Diocese of Aemona


The diocese of Aemona was a Christian bishopric originally based in the Roman city of Aemona, located in today's Ljubljana, Slovenia. Today it is a titular see of the Roman Catholic Church.

Residential diocese

Its bishop Maximus participated in the Council of Aquileia, 381, which condemned Arianism.
After the destruction of Aemona in the 7th century, the bishop's seat was transferred to Novigrad. In Latin the name Aemona continued to be used for the diocese.
Originally a suffragan of the Patriarchate of Aquileia, in 1272 it was attached instead to the ecclesiastical province and patriarchate of Grado, a patriarchate that in 1451 passed to Venice.

Titular see

In 1828 Pope Leo XII abolished the see as a residential diocese with effect from the death of Bishop Teodoro Lauretano Balbi on 23 May 1831. Its territory then passed to the diocese of Trieste-Capodistria.

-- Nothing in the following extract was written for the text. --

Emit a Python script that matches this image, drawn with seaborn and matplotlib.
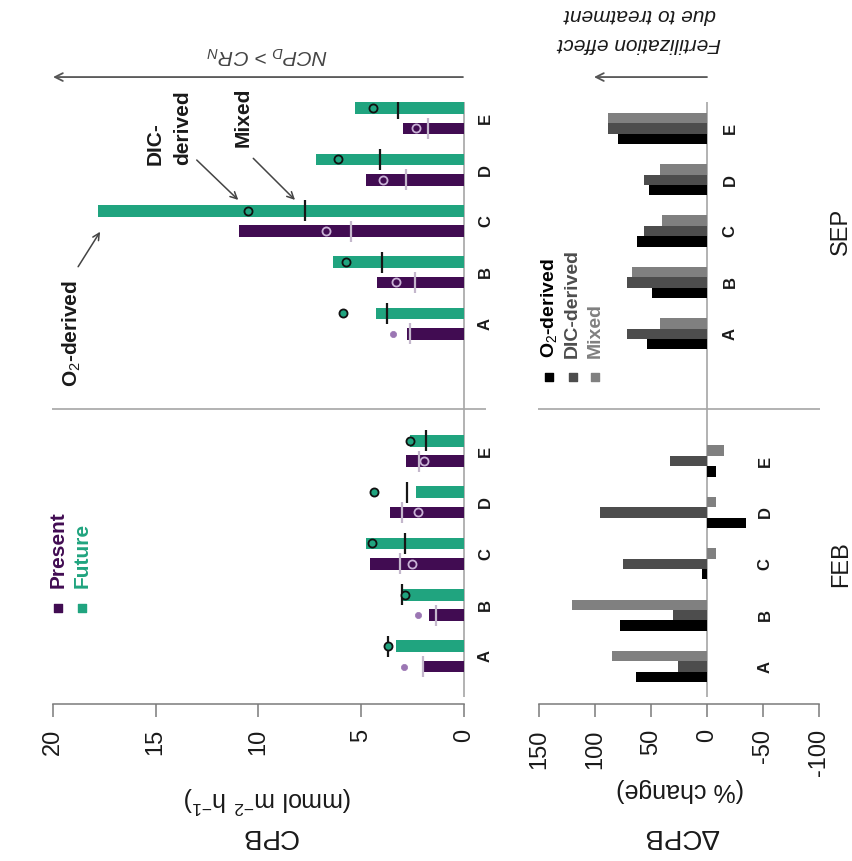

The Second World War brought about a change of political borders and in 1977 what had been the territory of the diocese of Aemona or Cittanova became part of the Croatian diocese of Poreč and Pula.
No longer a residential bishopric, Aemona or Cittanova is today listed by the Catholic Church as a titular see.

Legacy

Because of the connection of this Aemona with Istria, some have questioned whether the episcopal see is to be identified with the Emona or Aemona, whose site is now occupied by Ljubljana. It has even been argued that there were in fact three cities called by the same or similar names, the one that Pliny the Elder speaks of as a colonia in the province of Pannonia; another in the province of Noricum; and a third in Istria.